Your students are going to be home soon for the winter break.  It comes right after finals.  They will be exhausted.  They will want to sleep (a lot).  And eat (a lot).  Many will arrive home with a mountain of laundry (for you).  It will be a time where many of them will want to disengage and just recharge their batteries.

It can also be a golden opportunity for you to have some interesting conversations and mentoring moments with your Deac.  To encourage them to stretch a different set of mental muscles during the break, and to help them get ready to have a better spring semester, one that has some intentionality to it.  Through reflexion and self-examination.

This is an exercise in looking back and evaluating.  And looking ahead and dreaming.  Our excellent Mentoring Resource Center developed a set of bookmarks a few years ago and sent them to administrators on campus (might have been sent to all academic advisers).  They are five simple – yet profound questions.

If you were not afraid of failing, what would you do?

What were the differences between the best and worst decisions that you have made?

In the past six months, what is the biggest challenge you have had to overcome, and what did you learn?

If you were starting Wake Forest all over, what would you do differently and why?

How do you want to be different six months from now than you are right now?

These could be great questions you could pose to your student.  Could be on a long walk on a cold day (or hot, depending where you live).  Over breakfast, or hot chocolate, a drive, or doing the dishes after a big meal.

I would recommend that if you do this, keep a few ground rules in mind:

– There are no right or wrong answers.  If you are asking your student an open-ended question, be prepared to accept whatever answer he gives.  And he might not want to answer all of them with you (especially ‘worst decisions’) but encourage him to think about that and talk through with someone else.

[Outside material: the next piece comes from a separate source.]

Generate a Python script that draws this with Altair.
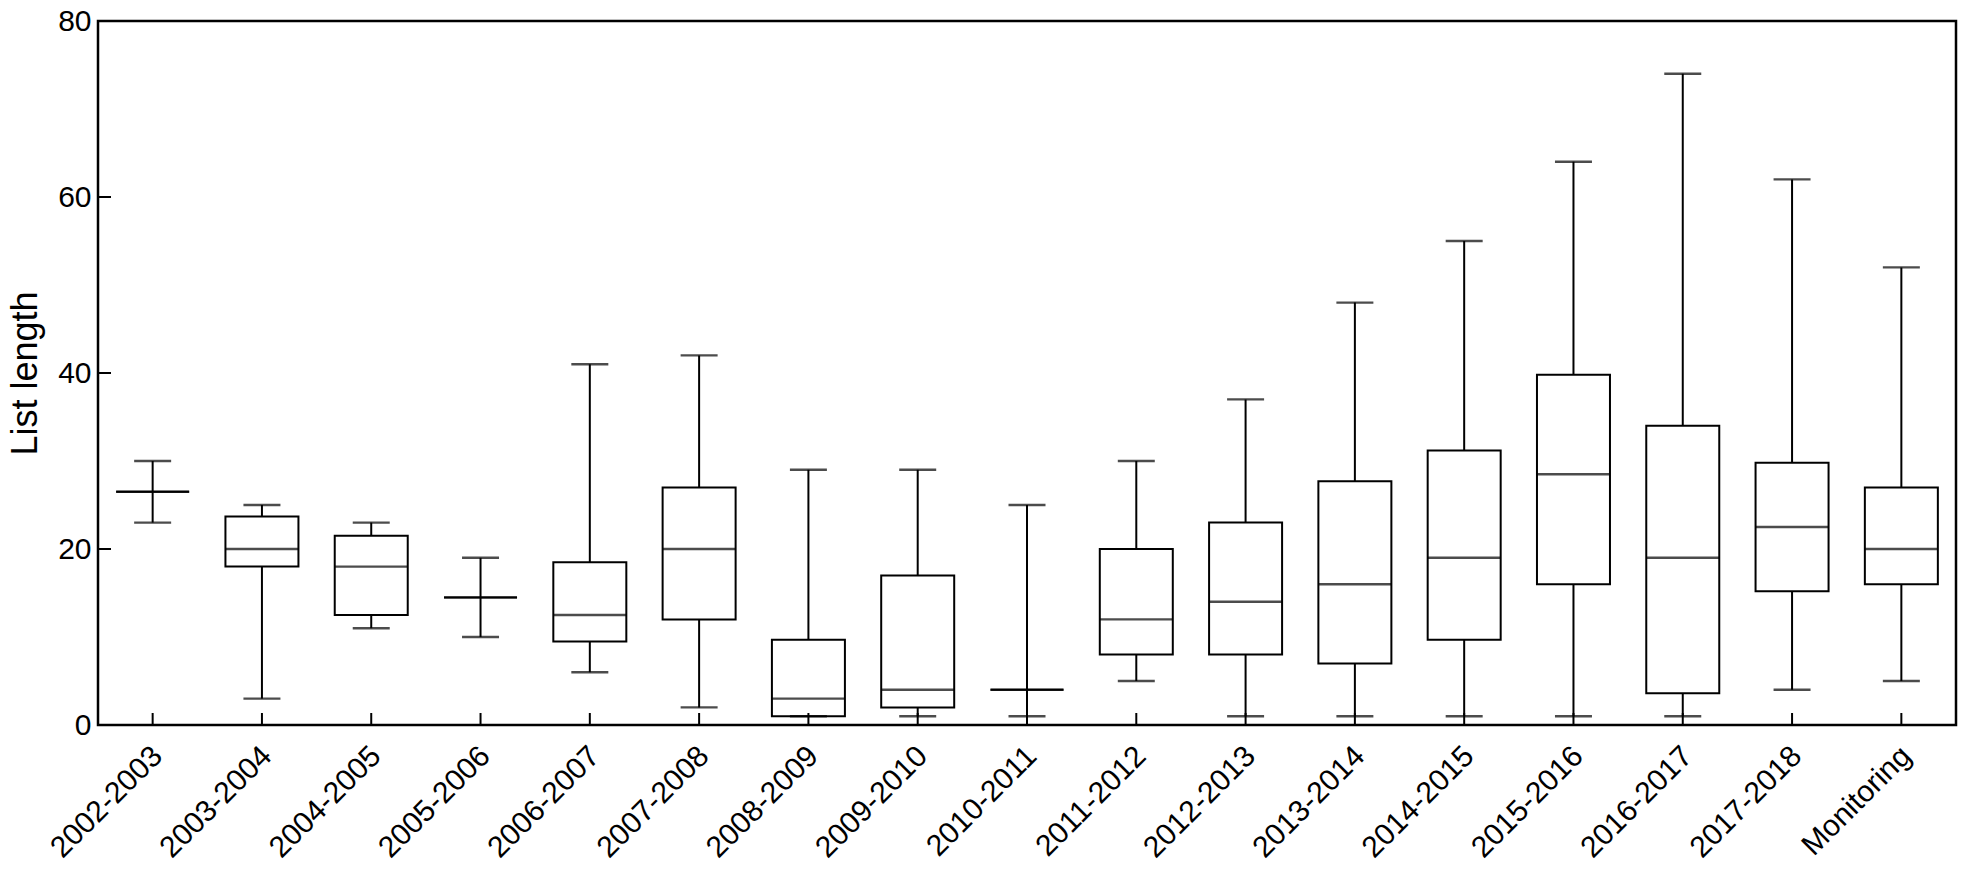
import altair as alt
import pandas as pd

categories = ["2002-2003", "2003-2004", "2004-2005", "2005-2006", "2006-2007",
              "2007-2008", "2008-2009", "2009-2010", "2010-2011", "2011-2012",
              "2012-2013", "2013-2014", "2014-2015", "2015-2016", "2016-2017",
              "2017-2018", "Monitoring"]
mins    = [23, 3, 11, 10, 6, 2, 1, 1, 1, 5, 1, 1, 1, 1, 1, 4, 5]
q1      = [26.5, 18, 12.5, 14.5, 9.5, 12, 1, 2, 4, 8, 8, 7, 9.7, 16, 3.6, 15.2, 16]
medians = [26.5, 20, 18, 14.5, 12.5, 20, 3, 4, 4, 12, 14, 16, 19, 28.5, 19, 22.5, 20]
q3      = [26.5, 23.7, 21.5, 14.5, 18.5, 27, 9.7, 17, 4, 20, 23, 27.7, 31.2, 39.8, 34, 29.8, 27]
maxs    = [30, 25, 23, 19, 41, 42, 29, 29, 25, 30, 37, 48, 55, 64, 74, 62, 52]
y_ticks = [0, 20, 40, 60, 80]

df = pd.DataFrame({"cat": categories, "lo": mins, "q1": q1, "med": medians,
                   "q3": q3, "hi": maxs})
tick_df = pd.DataFrame({"v": y_ticks})

W, H = 1858, 704
FONT = "Liberation Sans"

xenc = alt.X("cat:N", sort=categories,
             scale=alt.Scale(paddingInner=0, paddingOuter=0),
             axis=alt.Axis(title=None, labelAngle=-45, labelAlign="right",
                           labelBaseline="middle", labelPadding=26, labelOffset=5,
                           ticks=False, domain=False, labelFontSize=30,
                           labelFont=FONT, labelColor="black"))
yscale = alt.Scale(domain=[0, 80], nice=False, zero=True)
yenc = alt.Y("lo:Q", scale=yscale,
             axis=alt.Axis(title="List length", values=y_ticks, ticks=False,
                           domain=False, grid=False, labelFontSize=30,
                           labelFont=FONT, labelColor="black", labelPadding=7,
                           titleFontSize=36, titleFont=FONT, titleColor="black",
                           titleFontWeight="normal", titleAngle=-90,
                           titleX=-62, titleY=H / 2, titleAlign="center",
                           titleBaseline="alphabetic"))

base = alt.Chart(df)

whisk = base.mark_rule(color="black", strokeWidth=2).encode(
    x=xenc, y=yenc, y2="hi:Q")
box = base.mark_bar(size=73, fill="white", stroke="black", strokeWidth=2).encode(
    x=alt.X("cat:N", sort=categories), y=alt.Y("q1:Q", scale=yscale), y2="q3:Q")
med = base.mark_tick(size=73, thickness=2.4, color="black", orient="horizontal").encode(
    x=alt.X("cat:N", sort=categories), y=alt.Y("med:Q", scale=yscale))
cap_lo = base.mark_tick(size=37, thickness=2.4, color="black", orient="horizontal").encode(
    x=alt.X("cat:N", sort=categories), y=alt.Y("lo:Q", scale=yscale))
cap_hi = base.mark_tick(size=37, thickness=2.4, color="black", orient="horizontal").encode(
    x=alt.X("cat:N", sort=categories), y=alt.Y("hi:Q", scale=yscale))
xticks = base.mark_rule(color="black", strokeWidth=2).encode(
    x=alt.X("cat:N", sort=categories), y=alt.value(H), y2=alt.value(H - 12))
yticks = alt.Chart(tick_df).mark_rule(color="black", strokeWidth=2).encode(
    y=alt.Y("v:Q", scale=yscale), x=alt.value(0), x2=alt.value(13))

chart = alt.layer(whisk, box, med, cap_lo, cap_hi, xticks, yticks).properties(
    width=W, height=H,
    autosize=alt.AutoSizeParams(type="none"),
    padding={"left": 90, "top": 13, "right": 3, "bottom": 146},
    background="white",
).configure_view(stroke="black", strokeWidth=2.5)

chart.save("out.html", embed_options={"renderer": "svg", "actions": False})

– You don’t want to make your student feel like you are pressuring him, or cornering him, or forcing him to answer.  You could perhaps say – I was reading something about reflections at the end of the semester – is this something you want to discuss with me?  It could be a cool way for me to hear some of what you’ve been doing while you were away.  I am always curious to know the experiences that have been meaningful and important to you.  (Accept it if he says he doesn’t want to do this.)

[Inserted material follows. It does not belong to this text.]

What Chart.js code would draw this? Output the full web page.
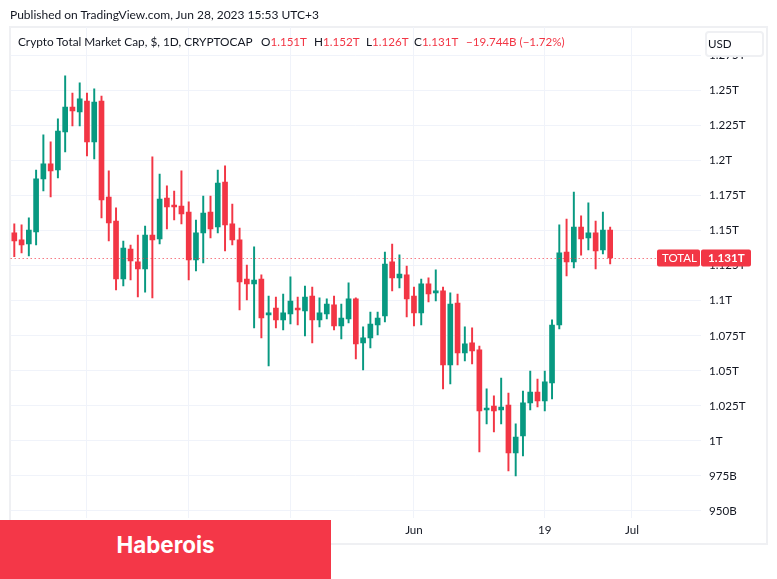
<!DOCTYPE html>
<html>
<head>
<meta charset="utf-8">
<title>Crypto Total Market Cap</title>
<script src="https://cdn.jsdelivr.net/npm/chart.js@4"></script>
<style>
  html, body { margin: 0; padding: 0; background: #fff; }
  body { position: relative; width: 777px; height: 579px; overflow: hidden; font-family: Lato, sans-serif; color: #131722; }
  canvas { position: absolute; left: 0; top: 0; }
  .abs { position: absolute; white-space: nowrap; }
  #published { left: 10px; top: 7px; font-size: 12px; line-height: 16px; }
  #frame { left: 9px; top: 26px; width: 755px; height: 515px; border: 2px solid #eff0f3; }
  .legend { top: 34px; font-size: 11.8px; line-height: 16px; }
  .red { color: #f23645; }
  .val { font-size: 11.6px; }
  #usd { left: 705px; top: 31px; width: 54px; height: 22px; padding-left: 1px; border: 2px solid #eff0f3; border-radius: 4px; background: #fff; font-size: 11.6px; line-height: 21px; }
  #banner { left: 0; top: 520px; width: 331px; height: 59px; background: #f43748; color: #fff; font-family: Inter, sans-serif; font-weight: 700; font-size: 22.4px; line-height: 50px; text-align: center; }
</style>
</head>
<body>
<div id="frame" class="abs"></div>
<canvas id="myChart" width="777" height="579"></canvas>
<div id="published" class="abs">Published on TradingView.com, Jun 28, 2023 15:53 UTC+3</div>
<div class="abs legend" style="left:18px">Crypto Total Market Cap, $, 1D, CRYPTOCAP</div>
<div class="abs legend" style="left:261px">O<span class="red val">1.151T</span></div>
<div class="abs legend" style="left:314px">H<span class="red val">1.152T</span></div>
<div class="abs legend" style="left:366px">L<span class="red val">1.126T</span></div>
<div class="abs legend" style="left:414px">C<span class="red val">1.131T</span></div>
<div class="abs legend red val" style="left:466px">−19.744B (−1.72%)</div>
<div id="usd" class="abs">USD</div>
<div id="banner" class="abs">Haberois</div>
<script>
  // daily candles, values in billions of USD
  const dates = ['Apr 7','Apr 8','Apr 9','Apr 10','Apr 11','Apr 12','Apr 13','Apr 14','Apr 15','Apr 16','Apr 17','Apr 18','Apr 19','Apr 20','Apr 21','Apr 22','Apr 23','Apr 24','Apr 25','Apr 26','Apr 27','Apr 28','Apr 29','Apr 30',
    'May 1','May 2','May 3','May 4','May 5','May 6','May 7','May 8','May 9','May 10','May 11','May 12','May 13','May 14','May 15','May 16','May 17','May 18','May 19','May 20','May 21','May 22','May 23','May 24','May 25','May 26','May 27','May 28','May 29','May 30','May 31',
    'Jun 1','Jun 2','Jun 3','Jun 4','Jun 5','Jun 6','Jun 7','Jun 8','Jun 9','Jun 10','Jun 11','Jun 12','Jun 13','Jun 14','Jun 15','Jun 16','Jun 17','Jun 18','Jun 19','Jun 20','Jun 21','Jun 22','Jun 23','Jun 24','Jun 25','Jun 26','Jun 27','Jun 28','Jun 29','Jun 30',
    'Jul 1','Jul 2','Jul 3','Jul 4','Jul 5','Jul 6','Jul 7','Jul 8','Jul 9','Jul 10'];
  const open = [1148.4,1143.4,1140.5,1149.1,1186.9,1197.6,1193.3,1220.4,1238.2,1234.7,1242.5,1213.3,1242.5,1174.0,1156.9,1115.5,1136.9,1127.7,1122.7,1146.9,1144.1,1173.3,
    1168.3,1167.6,1163.3,1129.1,1148.4,1163.3,1152.6,1184.7,1154.8,1143.4,1115.5,1112.0,1115.5,1089.9,1094.8,1086.3,1090.6,1094.8,1092.7,
    1103.4,1086.3,1090.6,1097.0,1082.0,1087.0,1101.3,1069.9,1073.5,1082.7,1089.1,1127.7,1116.3,1118.4,1103.4,1091.3,1112.0,1105.6,1107.0,
    1054.2,1098.4,1062.8,1069.9,1064.9,1022.1,1024.9,1022.1,1025.6,991.4,1003.5,1027.1,1034.9,1028.5,1041.4,1082.7,1134.8,1127.7,1152.6,1144.8,1148.4,1136.2,1150.5];
  const high = [1154.8,1154.1,1159.1,1193.3,1218.3,1213.3,1229.7,1260.4,1248.2,1255.4,1248.2,1251.1,1246.1,1192.6,1166.2,1142.6,1139.8,1146.9,1153.3,1202.6,1190.4,1181.9,
    1178.3,1192.6,1170.5,1157.6,1174.7,1174.7,1193.3,1196.2,1169.0,1151.9,1125.5,1138.4,1118.4,1103.4,1102.7,1104.8,1117.0,1102.7,1110.5,
    1109.8,1102.0,1101.3,1103.4,1097.7,1112.7,1102.0,1081.3,1092.0,1092.0,1134.8,1140.5,1132.7,1124.8,1109.8,1115.5,1116.3,1122.0,1109.8,
    1105.6,1104.8,1081.3,1080.6,1067.7,1037.1,1032.1,1044.9,1034.2,1012.1,1035.6,1049.9,1044.2,1049.9,1086.3,1154.1,1158.3,1177.6,1160.5,1169.8,1156.9,1163.3,1152.6];
  const low = [1131.5,1134.1,1132.0,1139.8,1178.3,1174.0,1187.6,1206.1,1224.7,1224.7,1203.3,1201.1,1159.1,1142.6,1107.7,1110.5,1114.8,1102.7,1106.2,1102.0,1140.5,1151.2,
    1157.6,1154.8,1114.8,1121.2,1127.0,1144.8,1148.4,1135.5,1139.8,1093.4,1100.6,1080.6,1073.4,1053.5,1080.6,1079.2,1083.4,1082.7,1074.9,
    1069.9,1081.3,1087.0,1079.2,1072.7,1084.2,1058.5,1050.6,1066.3,1075.6,1084.9,1107.0,1109.1,1088.4,1082.0,1082.7,1099.1,1099.8,1037.1,
    1040.6,1054.2,1057.0,1054.9,992.1,1012.1,1006.4,1012.1,978.6,975.0,989.3,1022.1,1024.2,1021.4,1029.9,1079.9,1117.7,1123.4,1132.6,1136.2,1122.7,1133.4,1126.2];
  const close = [1142.6,1139.8,1150.5,1186.9,1197.6,1192.6,1221.1,1238.2,1235.4,1244.0,1213.3,1241.8,1171.9,1155.5,1115.5,1137.6,1128.4,1122.7,1146.9,1143.4,1172.6,1166.9,
    1166.9,1161.9,1129.1,1148.4,1162.6,1151.2,1184.0,1154.1,1143.4,1113.4,1112.0,1114.8,1087.7,1091.3,1086.3,1091.3,1099.8,1093.4,1102.7,
    1086.3,1091.3,1097.7,1082.0,1087.7,1101.3,1069.2,1073.5,1083.4,1087.7,1126.2,1116.3,1119.1,1101.3,1091.3,1112.0,1104.8,1107.0,1054.2,
    1097.7,1062.8,1069.2,1064.2,1021.4,1023.5,1021.4,1024.2,991.4,1002.8,1027.1,1034.9,1028.5,1042.1,1082.7,1134.1,1127.7,1152.6,1144.1,1148.4,1135.5,1150.5,1130.5];

  const priceTicks = [950,975,1000,1025,1050,1075,1100,1125,1150,1175,1200,1225,1250,1275];
  const priceLabels = ['950B','975B','1T','1.025T','1.05T','1.075T','1.1T','1.125T','1.15T','1.175T','1.2T','1.225T','1.25T','1.275T'];
  const timeTicks = ['Apr 17','May 1','May 15','Jun 1','Jun 19','Jul 1'];
  // the first three sit under the banner in the picture
  const timeLabels = ['','','','Jun','19','Jul'];

  const RED = '#f23645';
  const GREEN = '#089981';
  const FONT = 'Lato, sans-serif';

  const candleColors = open.map((o, i) => close[i] >= o ? GREEN : RED);

  // dotted last price line and the two boxes on the price axis
  const lastPrice = {
    id: 'lastPrice',
    afterDraw(chart) {
      const c = chart.ctx;
      const y = Math.round(chart.scales.y.getPixelForValue(close[close.length - 1])) + 0.5;
      c.save();
      c.strokeStyle = RED;
      c.setLineDash([1, 3]);
      c.beginPath();
      c.moveTo(chart.chartArea.left, y);
      c.lineTo(657, y);
      c.stroke();
      c.setLineDash([]);
      c.fillStyle = RED;
      c.beginPath();
      c.roundRect(657, y - 9, 43, 17, 2);
      c.roundRect(701, y - 9, 50, 17, 2);
      c.fill();
      c.fillStyle = '#fff';
      c.font = '11.5px ' + FONT;
      c.textBaseline = 'middle';
      c.fillText('TOTAL', 662, y);
      c.font = 'bold 11.6px ' + FONT;
      c.fillText('1.131T', 708, y);
      c.restore();
    }
  };

  new Chart(document.getElementById('myChart'), {
    type: 'bar',
    data: {
      labels: dates,
      datasets: [
        {
          label: 'wick',
          data: high.map((h, i) => [low[i], h]),
          backgroundColor: candleColors,
          barThickness: 1.3,
          grouped: false
        },
        {
          label: 'body',
          data: open.map((o, i) => [o, close[i]]),
          backgroundColor: candleColors,
          barThickness: 5,
          grouped: false
        }
      ]
    },
    plugins: [lastPrice],
    options: {
      responsive: false,
      animation: false,
      layout: { padding: { left: 10.67, top: 27, right: 10, bottom: 37 } },
      plugins: { legend: { display: false }, tooltip: { enabled: false } },
      scales: {
        x: {
          offset: true,
          afterFit(s) { s.height = 24; },
          border: { display: false },
          grid: {
            offset: false,
            drawTicks: false,
            color: ctx => timeTicks.includes(dates[ctx.index]) ? '#f0f3fa' : 'transparent'
          },
          ticks: {
            autoSkip: false,
            maxRotation: 0,
            padding: 5,
            color: '#131722',
            font: { family: FONT, size: 11.6 },
            callback: (v, i) => {
              const k = timeTicks.indexOf(dates[i]);
              return k >= 0 ? timeLabels[k] : '';
            }
          }
        },
        y: {
          position: 'right',
          min: 945,
          max: 1295.3,
          afterFit(s) { s.width = 66; },
          afterBuildTicks(s) { s.ticks = priceTicks.map(v => ({ value: v })); },
          border: { display: false },
          grid: { drawTicks: false, color: '#f0f3fa' },
          ticks: {
            padding: 8,
            color: '#131722',
            font: { family: FONT, size: 11.6 },
            callback: v => priceLabels[priceTicks.indexOf(v)]
          }
        }
      }
    }
  });
</script>
</body>
</html>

– Some of us need to think before we answer, or have time to reflect.  If your Deac likes to think alone as he figures things out, these may be rhetorical questions for you to pose and for him to consider on his own time, privately.  But even if you plant the seed of reflection, it might reap rewards later.

– Listen more than talk.  Sometimes you might hear a long, awkward silence.  Instead of filling it, let it sit there a bit.  Your student may decide to open up.

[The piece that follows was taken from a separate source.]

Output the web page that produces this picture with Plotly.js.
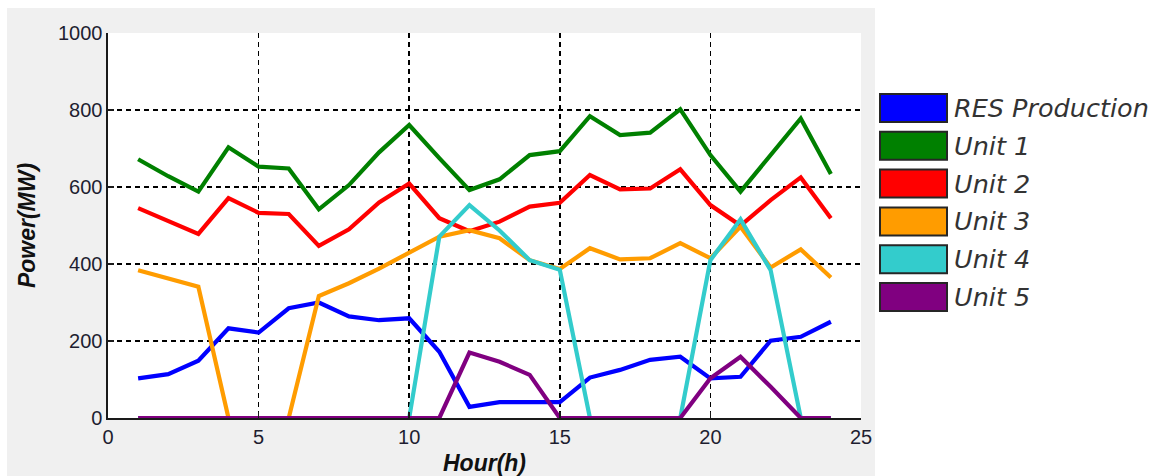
<!DOCTYPE html>
<html>
<head>
<meta charset="utf-8">
<script src="https://cdn.plot.ly/plotly-3.0.1.min.js"></script>
<style>
html,body{margin:0;padding:0;background:#ffffff;}
#chart{width:1158px;height:476px;}
</style>
</head>
<body>
<div id="chart"></div>
<script>
// ---- data ----
const hours = [1,2,3,4,5,6,7,8,9,10,11,12,13,14,15,16,17,18,19,20,21,22,23,24];
const seriesNames = ["RES Production", "Unit 1", "Unit 2", "Unit 3", "Unit 4", "Unit 5"];
const resProduction = [103,114,149,233,222,285,300,264,254,259,172,29,41,41,41,105,125,151,159,103,107,201,211,250];
const unit1 = [672,628,588,703,653,648,542,605,690,761,675,592,620,683,693,784,735,741,802,683,588,685,778,634];
const unit2 = [545,510,478,571,533,530,447,490,560,609,519,485,510,549,559,631,594,596,646,553,500,566,625,519];
const unit3 = [384,363,341,0,0,0,317,350,388,428,471,488,467,410,387,441,412,415,454,415,497,391,438,365];
const unit4 = [0,0,0,0,0,0,0,0,0,0,471,553,487,410,385,0,0,0,0,410,516,384,0,0];
const unit5 = [0,0,0,0,0,0,0,0,0,0,0,170,146,112,0,0,0,0,0,103,159,81,0,0];
const xTicks = [0,5,10,15,20,25];
const yTicks = [0,200,400,600,800,1000];

// ---- styling ----
const colors = ["#0000ff", "#008000", "#ff0000", "#ff9c00", "#33cccc", "#800080"];
const allSeries = [resProduction, unit1, unit2, unit3, unit4, unit5];

const W = 1158, H = 476;
const M = {l:108, r:297, t:33, b:58};
const plotW = W - M.l - M.r, plotH = H - M.t - M.b;
const px2x = p => (p - M.l) / plotW;
const px2y = p => (H - M.b - p) / plotH;

const traces = allSeries.map((ys, i) => ({
  type: "scatter",
  mode: "lines",
  x: hours,
  y: ys,
  name: seriesNames[i],
  line: {color: colors[i], width: 4.2},
  showlegend: false,
  hoverinfo: "x+y+name"
}));

const shapes = [
  // gray figure panel
  {type:"rect", xref:"paper", yref:"paper", layer:"below",
   x0:px2x(7), x1:px2x(875), y0:px2y(480), y1:px2y(8),
   fillcolor:"#f0f0f0", line:{width:0}},
  // white axes area
  {type:"rect", xref:"paper", yref:"paper", layer:"below",
   x0:0, x1:1, y0:0, y1:1, fillcolor:"#ffffff", line:{width:0}}
];
const annotations = [];
const rowY0 = 108, rowStep = 37.8;
seriesNames.forEach((nm, i) => {
  const cy = rowY0 + i * rowStep;
  shapes.push({type:"rect", xref:"paper", yref:"paper", layer:"above",
    x0:px2x(880), x1:px2x(947), y0:px2y(cy+14), y1:px2y(cy-14),
    fillcolor:colors[i], line:{color:"#262626", width:2}});
  annotations.push({xref:"paper", yref:"paper", x:px2x(952), y:px2y(cy),
    xanchor:"left", yanchor:"middle", showarrow:false, text:nm,
    font:{family:"DejaVu Sans, sans-serif", size:25.5, style:"italic", color:"#333333"}});
});

const axisFont = {family:"Liberation Sans, Arial, sans-serif", size:20, color:"#1e1e30"};
const titleFont = {family:"Liberation Sans, Arial, sans-serif", size:23, weight:"bold", style:"italic", color:"#111"};
const axisCommon = {
  showgrid: true, gridcolor: "#000000", griddash: "5px,4px", gridwidth: 1.6,
  showline: true, linecolor: "#1a1a1a", linewidth: 1.6,
  ticks: "inside", ticklen: 6, tickcolor: "#1a1a1a", tickwidth: 1.5,
  zeroline: false, tickfont: axisFont
};
const layout = {
  width: W, height: H,
  margin: M,
  paper_bgcolor: "#ffffff",
  plot_bgcolor: "#ffffff",
  showlegend: false,
  xaxis: Object.assign({}, axisCommon, {
    range: [0, 25], tickvals: xTicks, ticktext: xTicks.map(String),
    title: {text: "Hour(h)", standoff: 11, font: titleFont}
  }),
  yaxis: Object.assign({}, axisCommon, {
    range: [0, 1000], tickvals: yTicks, ticktext: yTicks.map(String),
    title: {text: "Power(MW)", standoff: 16, font: titleFont}
  }),
  shapes: shapes,
  annotations: annotations
};

Plotly.newPlot("chart", traces, layout, {displayModeBar:false, staticPlot:true});
</script>
</body>
</html>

– Show appreciation and interest for what your student is saying.  Being a trustworthy recipient of his ideas will make it more likely your Deac will open up to you.

– Consider answering some of those same questions yourself.  Or disclosing your own feelings.

– End the conversation by TELLING YOUR DEAC YOU LOVE HIM!  It can be scary for any of us to reveal our feelings and thoughts and ideas, particularly if we fear the other person’s reaction.  Help your student understand that you won’t always agree, and you won’t always see eye to eye, and you are different people with different ideas – BUT you will ALWAYS love and respect him, and are glad to have the kind of relationship where you can talk about these things.

Just food for thought.  This generation (in my opinion) seems to be a little less reflective and a little less introspective – so urging our students to think about what they have done, what worked, what didn’t, etc. might help them gain that skill.  And it might bring you and your Deac a little closer.